All course interactions are online, with no on-site component or requirement for the course.
Online courses may be completely synchronous, completely asynchronous, or may involve a mix of both modalities: synchronous elements such as live discussions on Zoom and asynchronous activities such as collaborative annotation of course texts. The instructor may be teaching from campus or remotely, and the students may likewise be on campus or remote. Course activities do not require students to be in the same location, but the instructor may, if it seems helpful, arrange student groups to enable on campus meetings for group assignments and projects.
Guidelines
Substantive and Regular Interaction
The course must include substantive and regular interaction between instructors and students. An online course with synchronous meetings can use many of the same interactions that on-site courses do: class discussions, meetings between the instructor and small groups, peer review activities, polls and chat or discussion during lecture, etc. Opportunities for substantive and regular interaction in a completely asynchronous course might include feedback on assignments, Q&A boards, instructor participation in discussion activities, and weekly announcements by the instructor to introduce, highlight, or sum-up course content, discussion, and activities. Without interaction with instructors and peers, students in fully asynchronous courses may feel isolated and disconnected. It is part of the instructor’s responsibility to ameliorate this. See also Activity and Interaction Hours.
Small Group Work
While online courses can certainly include small group work, it can be harder to connect interpersonally than it is in on-site or blended courses. For this reason, online courses may lend themselves better to groups that are stable the whole term, allowing students to invest in their partner(s) and build trust and a working relationship over time.
Authenticating Student Work
Instructors should state in the syllabus and discuss with students how they will confirm that work turned in is the work of the student in question. This may be as simple as “by monitoring student progress for consistency” or “by learning each student’s writing voice over the course of several drafts,” but it needs to be articulated. Not only is this essential for students themselves to know, it is also required to document this process for curriculum committees and accrediting bodies.
Lecture Videos
While well-made online course materials such as lecture videos, practice activities, and assessments may be durable for several years, ad hoc materials like the Lecture Capture video of a previous term’s course are not suitable or sufficient for an online course. Lecture videos should be created for the online mode -- for example, shorter 15 minute chunks with accompanying exercises and preferably video recorded in a higher quality environment, such as a studio. Recycled Lecture Capture videos of a previous term’s course are not suitable or sufficient for the purpose. See Quality Matters for research on optimal length of video.
Contact Hours and Calculating Student Effort
While online, asynchronous courses will not have contact hours in the same way an on-site course does, instructors can still calculate what the total activity-time of the course should be based on credit hours.
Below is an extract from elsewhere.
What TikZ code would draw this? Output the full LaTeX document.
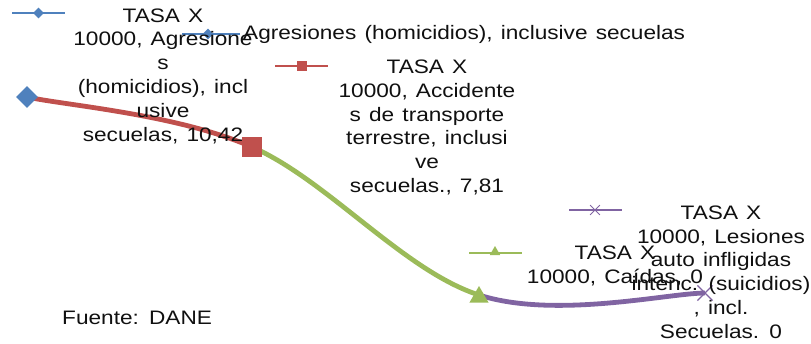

Four hours of activity time for each credit hour is a reasonable standard. For a resource that may assist in estimating the workload, see Wake Forest University’s Workload Estimator. For every three hours of independent, homework-type activity, ensure at least one hour of high quality interactive activity in which students have two-way, ongoing communication with the instructor and with each other. See also Activity and Interaction Hours for some examples.\
Benefits of Online Instruction
Online courses, especially ones with a strong asynchronous element, are the most flexible course mode. They permit students who may be distant from each other spatially and temporally to still interact and learn together. This is useful both for courses that wish to welcome remote learners (e.g. international students in other countries), and for courses that take place while most residential students are dispersed (i.e. during summer).
Pedagogically, the online asynchronous mode is well suited to activities that require significant time and forethought. Courses with a strong analytical or reflective element may do especially well in the online mode. Courses that are focused on independent study, or advanced research, may also benefit from the self-paced and independent learning of the online mode. Courses that focus more on group-work or in-depth discussions will need to include synchronous meetings to get the most out of those activities, and may do better as blended courses (see below).